------ Source excerpt
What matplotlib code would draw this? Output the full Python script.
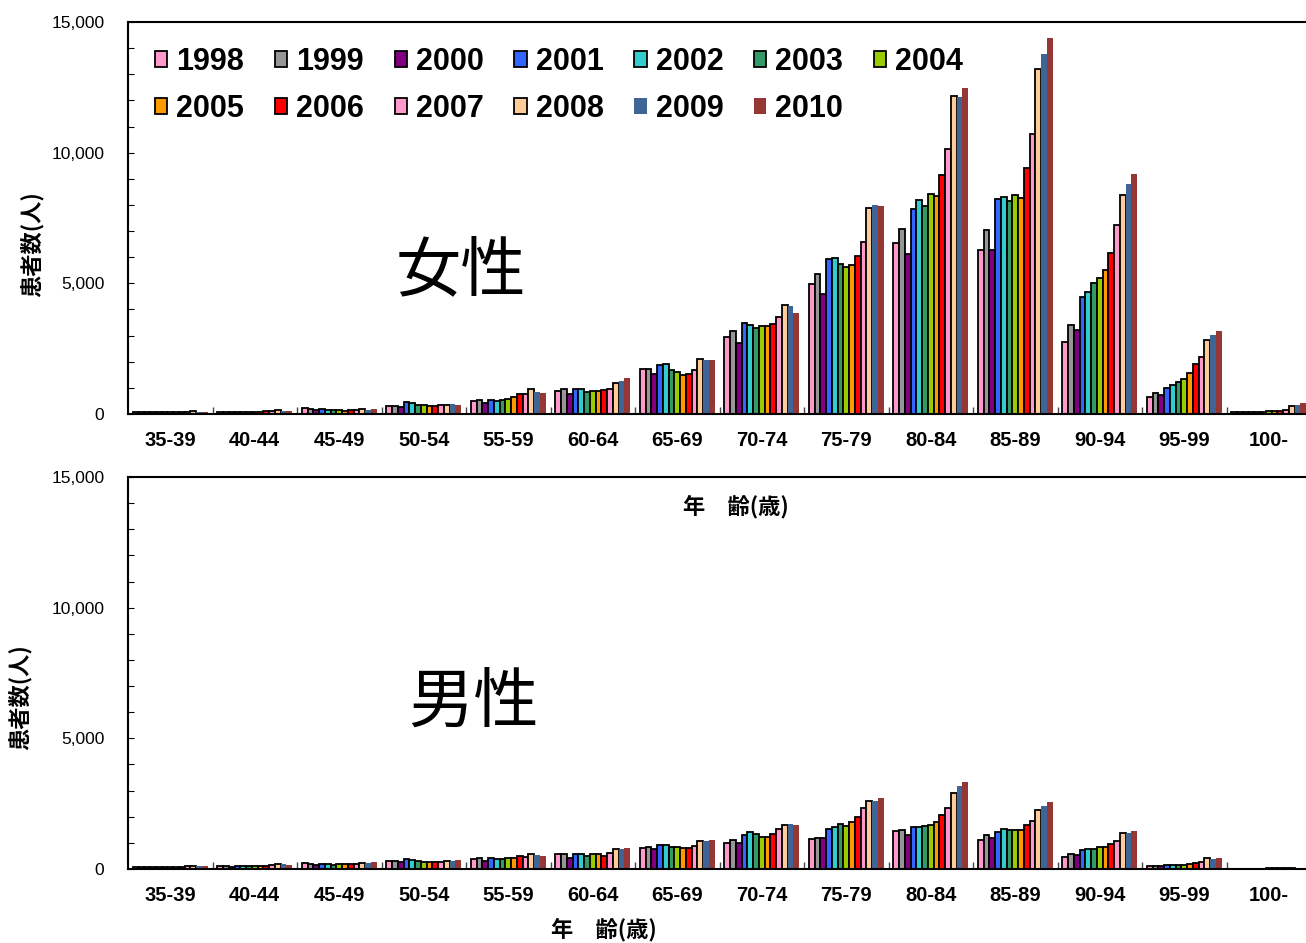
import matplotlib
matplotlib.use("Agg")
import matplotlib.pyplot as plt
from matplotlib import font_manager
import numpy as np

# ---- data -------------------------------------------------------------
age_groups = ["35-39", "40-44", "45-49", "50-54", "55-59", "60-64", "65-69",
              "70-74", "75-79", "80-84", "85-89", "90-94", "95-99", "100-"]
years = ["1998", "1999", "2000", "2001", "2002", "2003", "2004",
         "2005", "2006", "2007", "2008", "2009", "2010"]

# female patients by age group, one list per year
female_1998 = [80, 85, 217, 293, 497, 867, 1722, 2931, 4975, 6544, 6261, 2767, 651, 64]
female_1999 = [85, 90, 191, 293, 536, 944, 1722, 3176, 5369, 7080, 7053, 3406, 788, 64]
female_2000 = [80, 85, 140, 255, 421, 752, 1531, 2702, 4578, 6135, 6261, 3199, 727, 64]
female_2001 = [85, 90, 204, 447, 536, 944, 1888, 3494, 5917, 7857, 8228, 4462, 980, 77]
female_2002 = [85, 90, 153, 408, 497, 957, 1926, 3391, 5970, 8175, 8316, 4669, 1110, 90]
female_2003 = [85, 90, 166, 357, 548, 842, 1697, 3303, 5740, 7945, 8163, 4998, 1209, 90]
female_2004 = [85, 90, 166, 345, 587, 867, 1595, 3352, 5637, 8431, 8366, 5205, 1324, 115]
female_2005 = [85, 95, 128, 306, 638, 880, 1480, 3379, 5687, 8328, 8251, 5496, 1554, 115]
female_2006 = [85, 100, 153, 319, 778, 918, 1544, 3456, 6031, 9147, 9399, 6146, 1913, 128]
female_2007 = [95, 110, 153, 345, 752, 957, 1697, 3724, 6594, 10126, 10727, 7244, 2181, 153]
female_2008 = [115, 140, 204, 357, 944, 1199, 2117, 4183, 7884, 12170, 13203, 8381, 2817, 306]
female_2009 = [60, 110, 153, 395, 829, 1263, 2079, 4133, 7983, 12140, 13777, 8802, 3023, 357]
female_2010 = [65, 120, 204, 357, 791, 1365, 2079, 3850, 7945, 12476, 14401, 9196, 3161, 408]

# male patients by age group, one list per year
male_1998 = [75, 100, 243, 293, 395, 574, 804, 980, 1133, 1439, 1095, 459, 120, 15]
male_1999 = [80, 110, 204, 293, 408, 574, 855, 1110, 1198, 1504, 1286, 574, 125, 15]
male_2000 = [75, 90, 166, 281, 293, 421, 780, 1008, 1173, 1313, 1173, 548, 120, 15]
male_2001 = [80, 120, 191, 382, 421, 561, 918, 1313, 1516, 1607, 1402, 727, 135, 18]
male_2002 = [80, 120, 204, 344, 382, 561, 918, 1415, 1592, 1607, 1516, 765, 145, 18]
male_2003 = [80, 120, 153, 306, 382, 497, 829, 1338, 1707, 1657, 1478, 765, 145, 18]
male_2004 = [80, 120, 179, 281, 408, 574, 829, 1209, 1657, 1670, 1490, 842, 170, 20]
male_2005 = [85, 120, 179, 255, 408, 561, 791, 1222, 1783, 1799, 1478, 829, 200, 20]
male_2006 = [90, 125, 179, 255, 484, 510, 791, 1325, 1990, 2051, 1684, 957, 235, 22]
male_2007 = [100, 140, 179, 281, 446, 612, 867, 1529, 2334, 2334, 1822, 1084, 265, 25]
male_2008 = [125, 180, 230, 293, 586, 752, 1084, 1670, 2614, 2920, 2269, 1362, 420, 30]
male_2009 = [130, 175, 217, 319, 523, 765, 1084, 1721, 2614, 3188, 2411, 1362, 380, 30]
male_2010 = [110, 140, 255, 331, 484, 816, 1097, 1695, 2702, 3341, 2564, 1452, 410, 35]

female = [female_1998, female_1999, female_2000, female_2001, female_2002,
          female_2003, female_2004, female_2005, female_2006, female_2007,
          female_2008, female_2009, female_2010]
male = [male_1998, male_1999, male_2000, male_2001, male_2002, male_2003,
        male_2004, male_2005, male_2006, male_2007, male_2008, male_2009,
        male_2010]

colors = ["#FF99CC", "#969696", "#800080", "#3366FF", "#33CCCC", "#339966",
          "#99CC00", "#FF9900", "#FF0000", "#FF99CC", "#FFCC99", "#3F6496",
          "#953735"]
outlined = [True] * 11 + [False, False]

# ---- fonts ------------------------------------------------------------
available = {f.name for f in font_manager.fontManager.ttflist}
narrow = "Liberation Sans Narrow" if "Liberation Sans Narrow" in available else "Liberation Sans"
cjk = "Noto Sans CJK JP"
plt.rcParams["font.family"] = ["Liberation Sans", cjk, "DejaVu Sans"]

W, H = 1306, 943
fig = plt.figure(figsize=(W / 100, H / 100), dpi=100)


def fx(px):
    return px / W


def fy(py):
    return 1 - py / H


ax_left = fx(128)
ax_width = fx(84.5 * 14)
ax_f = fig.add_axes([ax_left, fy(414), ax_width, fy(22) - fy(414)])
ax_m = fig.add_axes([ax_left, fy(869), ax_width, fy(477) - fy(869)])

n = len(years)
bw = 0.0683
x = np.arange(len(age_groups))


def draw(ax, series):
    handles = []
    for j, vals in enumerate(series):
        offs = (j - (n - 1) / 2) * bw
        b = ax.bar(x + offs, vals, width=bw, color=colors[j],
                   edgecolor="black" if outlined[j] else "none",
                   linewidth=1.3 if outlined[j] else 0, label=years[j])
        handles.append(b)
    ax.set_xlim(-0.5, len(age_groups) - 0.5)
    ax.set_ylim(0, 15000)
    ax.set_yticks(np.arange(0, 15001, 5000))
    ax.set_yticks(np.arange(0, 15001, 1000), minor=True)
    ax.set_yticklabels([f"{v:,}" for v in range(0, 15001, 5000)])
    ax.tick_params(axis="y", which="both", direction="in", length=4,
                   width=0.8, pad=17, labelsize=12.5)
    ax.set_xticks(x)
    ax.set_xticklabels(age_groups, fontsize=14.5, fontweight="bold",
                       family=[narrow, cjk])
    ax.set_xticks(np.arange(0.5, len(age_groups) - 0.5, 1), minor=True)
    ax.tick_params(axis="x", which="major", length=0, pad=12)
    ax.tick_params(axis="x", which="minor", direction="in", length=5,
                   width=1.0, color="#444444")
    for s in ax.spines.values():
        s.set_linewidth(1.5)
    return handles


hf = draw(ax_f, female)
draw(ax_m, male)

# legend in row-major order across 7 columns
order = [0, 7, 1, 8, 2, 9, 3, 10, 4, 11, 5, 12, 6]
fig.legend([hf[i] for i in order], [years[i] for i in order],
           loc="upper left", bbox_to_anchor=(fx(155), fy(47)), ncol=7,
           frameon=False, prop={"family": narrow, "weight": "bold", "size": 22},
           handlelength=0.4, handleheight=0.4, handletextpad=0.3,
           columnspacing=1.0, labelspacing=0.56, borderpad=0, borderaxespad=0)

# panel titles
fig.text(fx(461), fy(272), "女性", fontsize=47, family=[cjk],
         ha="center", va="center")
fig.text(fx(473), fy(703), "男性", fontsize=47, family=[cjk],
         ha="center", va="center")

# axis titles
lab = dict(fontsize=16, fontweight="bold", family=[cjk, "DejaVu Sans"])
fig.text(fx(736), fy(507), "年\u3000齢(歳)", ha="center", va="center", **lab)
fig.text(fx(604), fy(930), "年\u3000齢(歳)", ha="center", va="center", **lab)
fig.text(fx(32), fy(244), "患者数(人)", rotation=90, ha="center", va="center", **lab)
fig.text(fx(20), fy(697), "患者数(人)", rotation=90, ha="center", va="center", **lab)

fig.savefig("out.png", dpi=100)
------------
* **Work required**
Make an exact copy of the lines from the top of the material through the line with "9196, 3161, 408]", pictures excluded.

* **Complete response**
What matplotlib code would draw this? Output the full Python script.
import matplotlib
matplotlib.use("Agg")
import matplotlib.pyplot as plt
from matplotlib import font_manager
import numpy as np

# ---- data -------------------------------------------------------------
age_groups = ["35-39", "40-44", "45-49", "50-54", "55-59", "60-64", "65-69",
              "70-74", "75-79", "80-84", "85-89", "90-94", "95-99", "100-"]
years = ["1998", "1999", "2000", "2001", "2002", "2003", "2004",
         "2005", "2006", "2007", "2008", "2009", "2010"]

# female patients by age group, one list per year
female_1998 = [80, 85, 217, 293, 497, 867, 1722, 2931, 4975, 6544, 6261, 2767, 651, 64]
female_1999 = [85, 90, 191, 293, 536, 944, 1722, 3176, 5369, 7080, 7053, 3406, 788, 64]
female_2000 = [80, 85, 140, 255, 421, 752, 1531, 2702, 4578, 6135, 6261, 3199, 727, 64]
female_2001 = [85, 90, 204, 447, 536, 944, 1888, 3494, 5917, 7857, 8228, 4462, 980, 77]
female_2002 = [85, 90, 153, 408, 497, 957, 1926, 3391, 5970, 8175, 8316, 4669, 1110, 90]
female_2003 = [85, 90, 166, 357, 548, 842, 1697, 3303, 5740, 7945, 8163, 4998, 1209, 90]
female_2004 = [85, 90, 166, 345, 587, 867, 1595, 3352, 5637, 8431, 8366, 5205, 1324, 115]
female_2005 = [85, 95, 128, 306, 638, 880, 1480, 3379, 5687, 8328, 8251, 5496, 1554, 115]
female_2006 = [85, 100, 153, 319, 778, 918, 1544, 3456, 6031, 9147, 9399, 6146, 1913, 128]
female_2007 = [95, 110, 153, 345, 752, 957, 1697, 3724, 6594, 10126, 10727, 7244, 2181, 153]
female_2008 = [115, 140, 204, 357, 944, 1199, 2117, 4183, 7884, 12170, 13203, 8381, 2817, 306]
female_2009 = [60, 110, 153, 395, 829, 1263, 2079, 4133, 7983, 12140, 13777, 8802, 3023, 357]
female_2010 = [65, 120, 204, 357, 791, 1365, 2079, 3850, 7945, 12476, 14401, 9196, 3161, 408]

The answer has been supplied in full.